— START —

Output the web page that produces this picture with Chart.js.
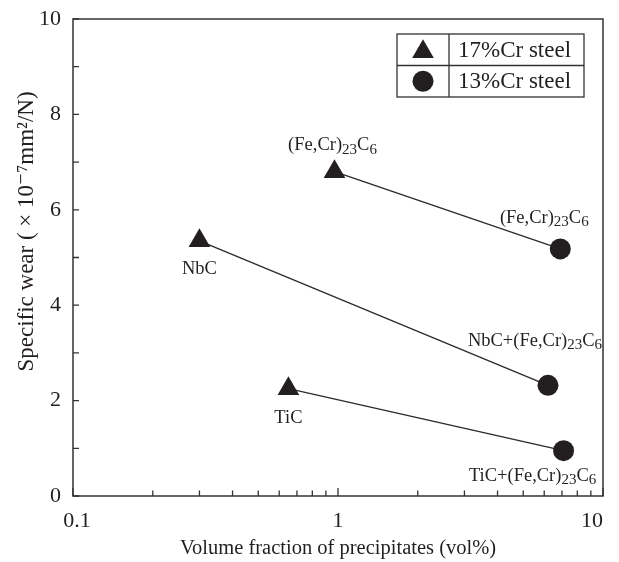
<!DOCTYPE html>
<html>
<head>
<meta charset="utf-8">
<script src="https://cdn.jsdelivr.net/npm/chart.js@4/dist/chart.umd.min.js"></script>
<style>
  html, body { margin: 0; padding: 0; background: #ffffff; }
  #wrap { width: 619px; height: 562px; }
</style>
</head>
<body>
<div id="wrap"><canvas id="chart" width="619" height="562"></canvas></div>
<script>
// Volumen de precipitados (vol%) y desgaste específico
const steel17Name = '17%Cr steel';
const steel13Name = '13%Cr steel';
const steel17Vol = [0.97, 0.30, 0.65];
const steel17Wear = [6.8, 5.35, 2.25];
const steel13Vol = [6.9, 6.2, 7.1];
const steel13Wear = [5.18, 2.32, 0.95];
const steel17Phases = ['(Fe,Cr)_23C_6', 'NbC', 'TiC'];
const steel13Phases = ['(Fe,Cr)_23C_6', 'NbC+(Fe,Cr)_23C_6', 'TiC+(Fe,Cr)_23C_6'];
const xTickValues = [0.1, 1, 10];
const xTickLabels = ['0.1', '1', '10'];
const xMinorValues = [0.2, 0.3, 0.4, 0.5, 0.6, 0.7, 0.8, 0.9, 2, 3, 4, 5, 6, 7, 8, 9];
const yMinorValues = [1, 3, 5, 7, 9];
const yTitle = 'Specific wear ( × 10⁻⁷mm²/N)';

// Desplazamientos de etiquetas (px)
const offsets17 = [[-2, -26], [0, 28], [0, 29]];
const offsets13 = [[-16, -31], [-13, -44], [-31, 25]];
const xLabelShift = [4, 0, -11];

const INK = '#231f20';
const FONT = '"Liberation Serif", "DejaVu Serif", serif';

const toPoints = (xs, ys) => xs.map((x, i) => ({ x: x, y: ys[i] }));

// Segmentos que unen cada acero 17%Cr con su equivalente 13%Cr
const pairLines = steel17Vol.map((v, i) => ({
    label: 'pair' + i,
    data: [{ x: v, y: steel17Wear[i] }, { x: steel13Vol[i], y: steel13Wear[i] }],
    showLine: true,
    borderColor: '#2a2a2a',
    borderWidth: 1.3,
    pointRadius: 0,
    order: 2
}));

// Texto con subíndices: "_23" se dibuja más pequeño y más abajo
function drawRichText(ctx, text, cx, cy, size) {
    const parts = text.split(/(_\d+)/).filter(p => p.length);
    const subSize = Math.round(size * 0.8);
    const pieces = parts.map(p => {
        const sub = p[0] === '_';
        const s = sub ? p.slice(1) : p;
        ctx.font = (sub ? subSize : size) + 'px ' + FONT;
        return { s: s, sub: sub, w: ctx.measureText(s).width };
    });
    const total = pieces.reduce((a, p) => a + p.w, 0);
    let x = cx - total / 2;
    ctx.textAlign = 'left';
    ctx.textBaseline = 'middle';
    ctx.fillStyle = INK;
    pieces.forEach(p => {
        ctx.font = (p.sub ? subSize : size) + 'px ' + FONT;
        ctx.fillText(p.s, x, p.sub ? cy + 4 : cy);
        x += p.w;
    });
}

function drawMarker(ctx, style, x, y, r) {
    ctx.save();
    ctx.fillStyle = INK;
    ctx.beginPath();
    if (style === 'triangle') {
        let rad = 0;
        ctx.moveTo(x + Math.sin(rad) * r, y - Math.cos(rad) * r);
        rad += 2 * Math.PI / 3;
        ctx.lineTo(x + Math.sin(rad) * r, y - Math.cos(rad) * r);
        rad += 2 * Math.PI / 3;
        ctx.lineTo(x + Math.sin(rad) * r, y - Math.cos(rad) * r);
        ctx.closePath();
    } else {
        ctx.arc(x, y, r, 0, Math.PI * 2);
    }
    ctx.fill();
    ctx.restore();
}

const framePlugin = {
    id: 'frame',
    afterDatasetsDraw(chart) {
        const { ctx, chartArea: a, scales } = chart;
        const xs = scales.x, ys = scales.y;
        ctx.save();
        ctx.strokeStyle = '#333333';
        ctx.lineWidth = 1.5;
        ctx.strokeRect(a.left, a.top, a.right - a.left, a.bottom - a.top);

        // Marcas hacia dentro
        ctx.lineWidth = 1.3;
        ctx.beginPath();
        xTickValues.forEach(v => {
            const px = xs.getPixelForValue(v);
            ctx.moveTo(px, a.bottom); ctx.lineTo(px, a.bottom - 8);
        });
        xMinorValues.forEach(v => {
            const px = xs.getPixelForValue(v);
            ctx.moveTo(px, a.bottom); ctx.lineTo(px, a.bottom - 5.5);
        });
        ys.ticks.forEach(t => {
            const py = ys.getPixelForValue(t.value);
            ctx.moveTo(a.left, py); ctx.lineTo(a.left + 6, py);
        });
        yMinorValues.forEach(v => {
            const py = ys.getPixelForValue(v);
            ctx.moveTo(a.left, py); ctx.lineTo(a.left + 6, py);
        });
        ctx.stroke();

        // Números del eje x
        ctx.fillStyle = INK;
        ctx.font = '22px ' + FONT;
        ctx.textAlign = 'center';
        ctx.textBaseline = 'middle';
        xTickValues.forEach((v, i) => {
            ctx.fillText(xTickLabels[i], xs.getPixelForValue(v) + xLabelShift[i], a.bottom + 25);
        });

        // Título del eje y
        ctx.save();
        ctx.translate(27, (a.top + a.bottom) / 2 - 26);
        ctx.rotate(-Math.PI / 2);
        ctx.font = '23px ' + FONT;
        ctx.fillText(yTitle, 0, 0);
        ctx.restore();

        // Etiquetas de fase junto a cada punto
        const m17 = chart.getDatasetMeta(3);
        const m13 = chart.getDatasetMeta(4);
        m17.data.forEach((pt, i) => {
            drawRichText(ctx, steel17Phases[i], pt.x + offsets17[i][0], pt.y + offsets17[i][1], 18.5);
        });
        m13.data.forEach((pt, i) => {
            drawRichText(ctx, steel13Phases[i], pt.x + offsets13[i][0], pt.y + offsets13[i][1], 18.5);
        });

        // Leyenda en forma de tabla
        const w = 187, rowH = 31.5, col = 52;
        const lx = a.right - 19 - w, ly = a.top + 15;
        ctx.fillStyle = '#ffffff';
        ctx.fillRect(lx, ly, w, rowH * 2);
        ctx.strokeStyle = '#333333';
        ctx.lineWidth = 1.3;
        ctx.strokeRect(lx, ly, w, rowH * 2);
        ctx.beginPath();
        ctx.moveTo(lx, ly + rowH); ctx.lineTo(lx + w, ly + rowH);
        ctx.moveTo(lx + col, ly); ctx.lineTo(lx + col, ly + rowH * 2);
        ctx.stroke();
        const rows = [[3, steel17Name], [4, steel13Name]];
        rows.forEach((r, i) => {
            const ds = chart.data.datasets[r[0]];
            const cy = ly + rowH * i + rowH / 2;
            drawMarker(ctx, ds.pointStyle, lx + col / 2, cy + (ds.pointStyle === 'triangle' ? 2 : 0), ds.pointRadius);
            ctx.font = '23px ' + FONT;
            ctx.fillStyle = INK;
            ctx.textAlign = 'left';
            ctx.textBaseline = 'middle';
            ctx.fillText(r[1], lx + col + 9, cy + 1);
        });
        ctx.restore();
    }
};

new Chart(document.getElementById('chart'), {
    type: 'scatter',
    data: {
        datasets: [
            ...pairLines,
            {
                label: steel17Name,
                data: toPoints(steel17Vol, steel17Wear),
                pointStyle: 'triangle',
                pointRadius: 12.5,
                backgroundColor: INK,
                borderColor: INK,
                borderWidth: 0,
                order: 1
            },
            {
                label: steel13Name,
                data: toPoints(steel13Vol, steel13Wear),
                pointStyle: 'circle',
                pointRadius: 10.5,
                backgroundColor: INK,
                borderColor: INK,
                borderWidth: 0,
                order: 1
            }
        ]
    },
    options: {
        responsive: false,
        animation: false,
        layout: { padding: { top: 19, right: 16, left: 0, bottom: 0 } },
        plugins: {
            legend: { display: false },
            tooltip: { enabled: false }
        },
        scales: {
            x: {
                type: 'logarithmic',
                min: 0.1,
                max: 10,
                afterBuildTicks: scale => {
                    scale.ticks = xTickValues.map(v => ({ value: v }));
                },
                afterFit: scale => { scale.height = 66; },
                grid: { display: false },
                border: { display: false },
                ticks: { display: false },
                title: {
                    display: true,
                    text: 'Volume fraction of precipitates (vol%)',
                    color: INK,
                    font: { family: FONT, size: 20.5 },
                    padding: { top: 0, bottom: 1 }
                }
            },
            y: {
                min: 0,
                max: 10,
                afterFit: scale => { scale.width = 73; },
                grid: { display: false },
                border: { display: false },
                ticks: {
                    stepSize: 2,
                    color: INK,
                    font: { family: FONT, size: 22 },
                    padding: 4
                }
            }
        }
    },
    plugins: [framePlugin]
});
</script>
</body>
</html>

— END —
— START —

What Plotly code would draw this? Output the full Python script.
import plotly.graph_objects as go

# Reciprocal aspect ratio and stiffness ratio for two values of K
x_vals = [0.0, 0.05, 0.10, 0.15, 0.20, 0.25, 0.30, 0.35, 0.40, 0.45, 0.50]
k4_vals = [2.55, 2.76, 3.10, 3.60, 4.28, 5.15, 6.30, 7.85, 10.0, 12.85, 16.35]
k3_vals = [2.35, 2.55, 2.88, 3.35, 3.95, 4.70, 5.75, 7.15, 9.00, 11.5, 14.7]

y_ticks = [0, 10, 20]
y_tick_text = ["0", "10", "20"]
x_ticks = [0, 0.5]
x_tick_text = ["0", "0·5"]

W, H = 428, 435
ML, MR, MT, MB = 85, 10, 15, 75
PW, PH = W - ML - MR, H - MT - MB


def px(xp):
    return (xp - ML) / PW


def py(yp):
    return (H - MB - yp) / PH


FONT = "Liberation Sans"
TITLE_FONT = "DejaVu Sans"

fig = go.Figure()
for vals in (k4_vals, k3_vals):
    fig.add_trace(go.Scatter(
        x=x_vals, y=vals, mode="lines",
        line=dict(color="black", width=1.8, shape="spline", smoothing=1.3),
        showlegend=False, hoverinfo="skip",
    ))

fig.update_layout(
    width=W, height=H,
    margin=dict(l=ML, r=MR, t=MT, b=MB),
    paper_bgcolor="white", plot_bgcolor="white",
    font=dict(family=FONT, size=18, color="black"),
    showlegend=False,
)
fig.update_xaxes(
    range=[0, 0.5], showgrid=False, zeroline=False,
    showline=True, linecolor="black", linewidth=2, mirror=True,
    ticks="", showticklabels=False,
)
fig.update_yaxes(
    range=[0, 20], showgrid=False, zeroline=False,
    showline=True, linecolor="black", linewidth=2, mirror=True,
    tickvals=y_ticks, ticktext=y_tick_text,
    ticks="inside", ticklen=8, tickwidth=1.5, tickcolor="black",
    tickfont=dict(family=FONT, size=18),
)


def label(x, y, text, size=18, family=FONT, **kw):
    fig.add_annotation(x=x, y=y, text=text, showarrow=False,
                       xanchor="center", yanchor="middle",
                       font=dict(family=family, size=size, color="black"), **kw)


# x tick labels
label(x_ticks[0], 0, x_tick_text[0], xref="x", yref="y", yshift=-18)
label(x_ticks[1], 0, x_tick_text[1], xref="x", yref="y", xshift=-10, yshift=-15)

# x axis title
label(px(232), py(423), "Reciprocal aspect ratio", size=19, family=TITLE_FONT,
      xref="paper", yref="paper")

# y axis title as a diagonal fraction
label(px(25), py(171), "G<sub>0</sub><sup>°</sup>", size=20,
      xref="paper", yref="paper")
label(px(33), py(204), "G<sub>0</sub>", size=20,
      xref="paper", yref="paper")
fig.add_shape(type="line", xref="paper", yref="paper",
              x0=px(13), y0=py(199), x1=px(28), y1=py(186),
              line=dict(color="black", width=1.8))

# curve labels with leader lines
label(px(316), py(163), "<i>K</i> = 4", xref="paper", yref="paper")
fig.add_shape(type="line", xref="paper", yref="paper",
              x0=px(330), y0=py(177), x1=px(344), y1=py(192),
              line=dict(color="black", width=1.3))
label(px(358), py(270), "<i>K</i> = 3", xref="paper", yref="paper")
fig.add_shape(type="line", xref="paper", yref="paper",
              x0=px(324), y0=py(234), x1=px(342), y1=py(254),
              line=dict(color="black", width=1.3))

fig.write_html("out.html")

— END —
— START —

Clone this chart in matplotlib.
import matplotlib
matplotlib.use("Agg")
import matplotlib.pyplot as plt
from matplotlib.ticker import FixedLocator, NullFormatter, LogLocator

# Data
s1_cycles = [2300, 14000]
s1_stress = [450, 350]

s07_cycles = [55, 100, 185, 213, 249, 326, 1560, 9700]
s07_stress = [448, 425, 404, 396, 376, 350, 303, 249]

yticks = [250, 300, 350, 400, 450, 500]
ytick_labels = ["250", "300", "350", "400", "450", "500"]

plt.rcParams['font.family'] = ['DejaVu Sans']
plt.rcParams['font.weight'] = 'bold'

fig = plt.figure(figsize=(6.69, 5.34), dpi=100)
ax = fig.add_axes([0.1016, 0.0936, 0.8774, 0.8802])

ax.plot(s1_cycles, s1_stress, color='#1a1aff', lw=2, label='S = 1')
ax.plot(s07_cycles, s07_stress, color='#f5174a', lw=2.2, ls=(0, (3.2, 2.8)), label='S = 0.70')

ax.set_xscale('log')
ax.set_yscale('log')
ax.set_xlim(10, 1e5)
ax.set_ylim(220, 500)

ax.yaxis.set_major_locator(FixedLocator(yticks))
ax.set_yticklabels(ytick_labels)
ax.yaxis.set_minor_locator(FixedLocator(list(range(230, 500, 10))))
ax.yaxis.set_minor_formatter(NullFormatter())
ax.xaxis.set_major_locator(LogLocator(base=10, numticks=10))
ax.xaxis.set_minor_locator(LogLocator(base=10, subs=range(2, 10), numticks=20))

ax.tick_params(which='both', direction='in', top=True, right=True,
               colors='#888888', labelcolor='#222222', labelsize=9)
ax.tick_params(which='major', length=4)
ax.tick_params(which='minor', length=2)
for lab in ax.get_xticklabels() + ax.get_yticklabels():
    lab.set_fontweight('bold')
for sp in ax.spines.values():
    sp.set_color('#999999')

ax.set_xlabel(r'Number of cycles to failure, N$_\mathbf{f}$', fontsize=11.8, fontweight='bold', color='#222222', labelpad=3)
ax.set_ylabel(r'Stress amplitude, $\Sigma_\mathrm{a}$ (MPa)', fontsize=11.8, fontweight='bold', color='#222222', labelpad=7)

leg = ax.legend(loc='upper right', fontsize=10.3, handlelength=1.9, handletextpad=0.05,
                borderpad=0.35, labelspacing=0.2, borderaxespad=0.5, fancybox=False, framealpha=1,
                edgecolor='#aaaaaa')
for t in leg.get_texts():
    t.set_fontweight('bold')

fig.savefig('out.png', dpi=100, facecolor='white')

— END —

## PROBLEM
Print the lines from the line containing "Clone this chart in matplotlib." to the line containing "ax = fig.add_axes([0.1016, 0.0936, 0.8774, 0.8802])", both ends included, exactly and with nothing added.

## PROBLEM SOLUTION
Clone this chart in matplotlib.
import matplotlib
matplotlib.use("Agg")
import matplotlib.pyplot as plt
from matplotlib.ticker import FixedLocator, NullFormatter, LogLocator

# Data
s1_cycles = [2300, 14000]
s1_stress = [450, 350]

s07_cycles = [55, 100, 185, 213, 249, 326, 1560, 9700]
s07_stress = [448, 425, 404, 396, 376, 350, 303, 249]

yticks = [250, 300, 350, 400, 450, 500]
ytick_labels = ["250", "300", "350", "400", "450", "500"]

plt.rcParams['font.family'] = ['DejaVu Sans']
plt.rcParams['font.weight'] = 'bold'

fig = plt.figure(figsize=(6.69, 5.34), dpi=100)
ax = fig.add_axes([0.1016, 0.0936, 0.8774, 0.8802])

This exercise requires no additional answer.